New book details how "incensed" Trump and Melania clashed in the White House

In one instance, Trump fumed over Melania's preference for CNN and ordered all TVs to be tuned to Fox News

By Tatyana Tandanpolie

Staff Writer

Published February 28, 2024 11:15AM (EST)

Former U.S. President Donald Trump and former first lady Melania Trump arrive for a New Years event at his Mar-a-Lago home on December 31, 2022 in Palm Beach, Florida. (Joe Raedle/Getty Images)
Former U.S. President Donald Trump and former first lady Melania Trump arrive for a New Years event at his Mar-a-Lago home on December 31, 2022 in Palm Beach, Florida. (Joe Raedle/Getty Images)
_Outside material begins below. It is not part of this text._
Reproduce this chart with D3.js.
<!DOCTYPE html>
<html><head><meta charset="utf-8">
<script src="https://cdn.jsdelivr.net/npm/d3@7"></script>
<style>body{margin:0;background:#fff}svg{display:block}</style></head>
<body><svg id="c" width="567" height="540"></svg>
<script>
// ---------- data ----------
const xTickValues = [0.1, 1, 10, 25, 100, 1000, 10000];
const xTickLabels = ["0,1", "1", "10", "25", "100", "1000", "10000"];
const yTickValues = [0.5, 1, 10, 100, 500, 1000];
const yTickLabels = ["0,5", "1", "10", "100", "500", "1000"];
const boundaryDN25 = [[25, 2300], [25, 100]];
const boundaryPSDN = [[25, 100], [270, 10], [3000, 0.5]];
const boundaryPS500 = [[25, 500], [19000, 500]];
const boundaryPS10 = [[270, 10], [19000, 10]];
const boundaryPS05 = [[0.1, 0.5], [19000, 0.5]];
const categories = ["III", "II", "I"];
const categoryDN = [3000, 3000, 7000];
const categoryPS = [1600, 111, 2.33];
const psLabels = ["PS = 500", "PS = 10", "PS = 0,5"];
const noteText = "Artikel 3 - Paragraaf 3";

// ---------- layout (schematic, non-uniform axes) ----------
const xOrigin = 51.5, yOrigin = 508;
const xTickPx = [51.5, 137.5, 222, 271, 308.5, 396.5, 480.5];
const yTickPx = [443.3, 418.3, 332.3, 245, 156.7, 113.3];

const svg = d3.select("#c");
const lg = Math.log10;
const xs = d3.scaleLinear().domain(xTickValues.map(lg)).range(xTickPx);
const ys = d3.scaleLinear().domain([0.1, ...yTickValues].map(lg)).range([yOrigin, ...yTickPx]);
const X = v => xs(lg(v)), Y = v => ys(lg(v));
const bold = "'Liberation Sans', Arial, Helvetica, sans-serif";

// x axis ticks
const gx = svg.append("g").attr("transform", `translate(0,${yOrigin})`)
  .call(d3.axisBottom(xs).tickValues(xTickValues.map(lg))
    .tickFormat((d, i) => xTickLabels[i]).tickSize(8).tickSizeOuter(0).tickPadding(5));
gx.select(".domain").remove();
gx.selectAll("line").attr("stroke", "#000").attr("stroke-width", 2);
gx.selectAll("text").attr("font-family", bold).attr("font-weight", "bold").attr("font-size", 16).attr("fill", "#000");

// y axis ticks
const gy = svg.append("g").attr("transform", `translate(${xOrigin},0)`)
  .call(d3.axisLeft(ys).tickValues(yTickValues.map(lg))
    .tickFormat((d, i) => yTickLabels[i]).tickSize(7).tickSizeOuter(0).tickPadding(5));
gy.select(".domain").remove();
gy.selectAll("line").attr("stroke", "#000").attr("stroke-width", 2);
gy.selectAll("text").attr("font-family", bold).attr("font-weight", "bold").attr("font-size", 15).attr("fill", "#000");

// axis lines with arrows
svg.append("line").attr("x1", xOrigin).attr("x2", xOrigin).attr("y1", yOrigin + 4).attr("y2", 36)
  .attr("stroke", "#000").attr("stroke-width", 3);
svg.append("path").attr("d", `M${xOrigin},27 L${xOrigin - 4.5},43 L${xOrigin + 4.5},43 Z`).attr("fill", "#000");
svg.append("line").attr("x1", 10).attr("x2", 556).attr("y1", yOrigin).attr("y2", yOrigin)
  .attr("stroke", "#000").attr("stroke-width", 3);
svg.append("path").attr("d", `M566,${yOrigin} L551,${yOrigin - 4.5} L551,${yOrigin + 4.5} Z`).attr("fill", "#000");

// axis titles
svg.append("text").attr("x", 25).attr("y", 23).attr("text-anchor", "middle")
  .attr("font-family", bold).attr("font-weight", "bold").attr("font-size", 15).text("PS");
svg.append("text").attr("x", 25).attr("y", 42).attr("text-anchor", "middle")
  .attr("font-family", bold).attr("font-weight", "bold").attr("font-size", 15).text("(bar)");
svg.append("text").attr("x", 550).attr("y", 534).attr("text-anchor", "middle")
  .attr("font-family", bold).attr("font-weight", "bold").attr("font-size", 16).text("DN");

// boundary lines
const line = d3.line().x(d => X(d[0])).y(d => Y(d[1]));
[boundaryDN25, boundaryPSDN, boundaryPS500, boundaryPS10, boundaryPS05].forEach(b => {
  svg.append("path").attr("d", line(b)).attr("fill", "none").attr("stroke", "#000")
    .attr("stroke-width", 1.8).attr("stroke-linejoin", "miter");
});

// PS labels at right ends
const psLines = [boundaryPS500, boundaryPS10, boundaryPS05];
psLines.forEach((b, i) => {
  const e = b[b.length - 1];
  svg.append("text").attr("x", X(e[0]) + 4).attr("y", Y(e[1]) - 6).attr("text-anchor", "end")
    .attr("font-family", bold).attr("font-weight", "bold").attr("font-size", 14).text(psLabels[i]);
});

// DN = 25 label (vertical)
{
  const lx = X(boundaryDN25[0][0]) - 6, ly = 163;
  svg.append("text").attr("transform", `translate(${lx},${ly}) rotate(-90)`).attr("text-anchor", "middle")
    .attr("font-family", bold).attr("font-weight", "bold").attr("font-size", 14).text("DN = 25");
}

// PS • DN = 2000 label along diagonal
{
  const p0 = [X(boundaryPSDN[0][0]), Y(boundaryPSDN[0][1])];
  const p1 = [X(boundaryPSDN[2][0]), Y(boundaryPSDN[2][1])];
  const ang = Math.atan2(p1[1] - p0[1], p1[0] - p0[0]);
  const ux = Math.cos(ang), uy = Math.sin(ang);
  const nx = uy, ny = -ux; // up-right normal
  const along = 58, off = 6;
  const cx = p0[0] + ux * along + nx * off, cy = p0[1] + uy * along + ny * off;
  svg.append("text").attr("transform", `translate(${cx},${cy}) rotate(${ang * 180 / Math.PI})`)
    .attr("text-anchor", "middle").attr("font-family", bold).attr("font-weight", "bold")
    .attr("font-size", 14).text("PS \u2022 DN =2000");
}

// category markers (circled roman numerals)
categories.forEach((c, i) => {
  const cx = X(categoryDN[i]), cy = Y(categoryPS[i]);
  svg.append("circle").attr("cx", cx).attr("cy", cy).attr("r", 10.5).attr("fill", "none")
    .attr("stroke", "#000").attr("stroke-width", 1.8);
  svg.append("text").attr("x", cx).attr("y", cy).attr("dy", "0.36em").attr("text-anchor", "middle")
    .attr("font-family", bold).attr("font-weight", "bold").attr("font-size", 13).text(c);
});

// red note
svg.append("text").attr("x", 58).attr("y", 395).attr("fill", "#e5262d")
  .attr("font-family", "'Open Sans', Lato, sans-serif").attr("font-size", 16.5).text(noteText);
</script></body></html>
Though always publicly supportive of her husband, former first lady Melania Trump had several spats behind the scenes at the White House with former President Donald Trump, according to a new book released Tuesday. Author Kate Rogers, in "American Woman: The Transformation of the Modern First Lady, from Hillary Clinton to Jill Biden," describes a slate of the couple's conflicts, centering on the former president's attempts to tamp down his wife's independence and her efforts to challenge that.
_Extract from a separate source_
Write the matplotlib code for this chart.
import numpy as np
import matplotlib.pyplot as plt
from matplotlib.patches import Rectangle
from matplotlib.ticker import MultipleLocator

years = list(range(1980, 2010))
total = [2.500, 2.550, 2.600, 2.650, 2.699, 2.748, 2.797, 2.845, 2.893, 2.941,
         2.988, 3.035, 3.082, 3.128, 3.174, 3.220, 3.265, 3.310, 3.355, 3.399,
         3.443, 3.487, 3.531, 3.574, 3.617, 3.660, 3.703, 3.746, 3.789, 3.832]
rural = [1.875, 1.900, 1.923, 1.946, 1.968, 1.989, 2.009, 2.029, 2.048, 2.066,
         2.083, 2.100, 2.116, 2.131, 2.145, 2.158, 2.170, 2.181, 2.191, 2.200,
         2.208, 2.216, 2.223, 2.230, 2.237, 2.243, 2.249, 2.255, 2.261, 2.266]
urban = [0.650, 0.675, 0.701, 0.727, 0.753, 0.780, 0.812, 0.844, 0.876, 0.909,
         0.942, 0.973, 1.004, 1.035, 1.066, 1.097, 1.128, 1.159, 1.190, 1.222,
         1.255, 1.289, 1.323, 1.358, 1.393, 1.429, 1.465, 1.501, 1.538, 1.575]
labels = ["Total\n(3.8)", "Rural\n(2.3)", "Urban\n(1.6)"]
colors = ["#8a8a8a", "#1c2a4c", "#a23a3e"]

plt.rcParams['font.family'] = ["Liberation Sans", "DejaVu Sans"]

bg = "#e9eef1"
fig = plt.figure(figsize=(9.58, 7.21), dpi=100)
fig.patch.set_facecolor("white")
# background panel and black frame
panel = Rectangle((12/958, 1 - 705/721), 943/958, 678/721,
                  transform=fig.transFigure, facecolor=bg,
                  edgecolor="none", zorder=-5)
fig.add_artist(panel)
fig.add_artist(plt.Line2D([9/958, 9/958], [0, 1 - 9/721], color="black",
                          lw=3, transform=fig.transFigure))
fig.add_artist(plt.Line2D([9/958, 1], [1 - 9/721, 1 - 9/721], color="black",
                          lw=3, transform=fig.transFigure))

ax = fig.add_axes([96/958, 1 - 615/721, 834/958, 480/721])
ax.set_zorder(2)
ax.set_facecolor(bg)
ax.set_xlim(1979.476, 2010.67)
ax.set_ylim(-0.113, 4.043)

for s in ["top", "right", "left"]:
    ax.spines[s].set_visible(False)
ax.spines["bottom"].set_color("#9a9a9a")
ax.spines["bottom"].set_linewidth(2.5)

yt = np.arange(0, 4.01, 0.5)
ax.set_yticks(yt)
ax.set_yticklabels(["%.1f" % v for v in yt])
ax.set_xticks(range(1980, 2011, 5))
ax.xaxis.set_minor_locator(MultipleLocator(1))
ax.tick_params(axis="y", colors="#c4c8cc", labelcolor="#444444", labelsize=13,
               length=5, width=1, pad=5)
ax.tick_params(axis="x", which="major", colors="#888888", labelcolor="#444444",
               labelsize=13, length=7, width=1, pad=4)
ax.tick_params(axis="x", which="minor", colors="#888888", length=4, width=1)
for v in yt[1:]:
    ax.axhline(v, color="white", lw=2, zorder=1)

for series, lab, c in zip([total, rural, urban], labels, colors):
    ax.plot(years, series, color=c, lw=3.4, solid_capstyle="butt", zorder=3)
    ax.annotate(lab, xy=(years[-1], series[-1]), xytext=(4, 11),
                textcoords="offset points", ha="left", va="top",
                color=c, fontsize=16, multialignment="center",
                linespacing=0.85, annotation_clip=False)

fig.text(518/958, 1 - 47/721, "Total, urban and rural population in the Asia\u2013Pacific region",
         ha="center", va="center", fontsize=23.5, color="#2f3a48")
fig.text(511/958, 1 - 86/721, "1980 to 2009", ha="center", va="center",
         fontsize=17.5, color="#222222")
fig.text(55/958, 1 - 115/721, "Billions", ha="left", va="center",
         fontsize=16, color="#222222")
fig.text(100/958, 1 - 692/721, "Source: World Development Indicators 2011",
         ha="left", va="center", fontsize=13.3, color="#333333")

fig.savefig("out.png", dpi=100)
In one moment in the early days of Donald Trump's presidency, as detailed by People, Melania Trump attempted to redecorate the White House residence only for the then-president to replace her choices with his preferences. In another July 2018 instance on Air Force One, the former president became "incensed" upon finding his wife watching her preferred CNN, over Fox News. As a result, he ordered all TVs on the aircraft — and in their hotel suites — be turned to the conservative network moving forward. 

Rogers also wrote of the times when Melania Trump made efforts to separate her messaging from that of her husband, including when, in 2017, Donald Trump said there "were very fine people, on both sides" of the deadly white nationalist rally in Charlottesville, Virginia. Melania Trump, however, "quickly discouraged violence," Rogers points out, noting the then-first lady tweeted, “Our country encourages freedom of speech, but let’s communicate w/o hate in our hearts. No good comes from violence."

“Her tweets were small gestures that amounted to little more than digital ephemera,” Rogers writes. “Still, compared with her husband’s bridge burners, Melania’s missives established her as a rare figure in the Trump administration who seemed more interested in calming a cultural divide than widening it.”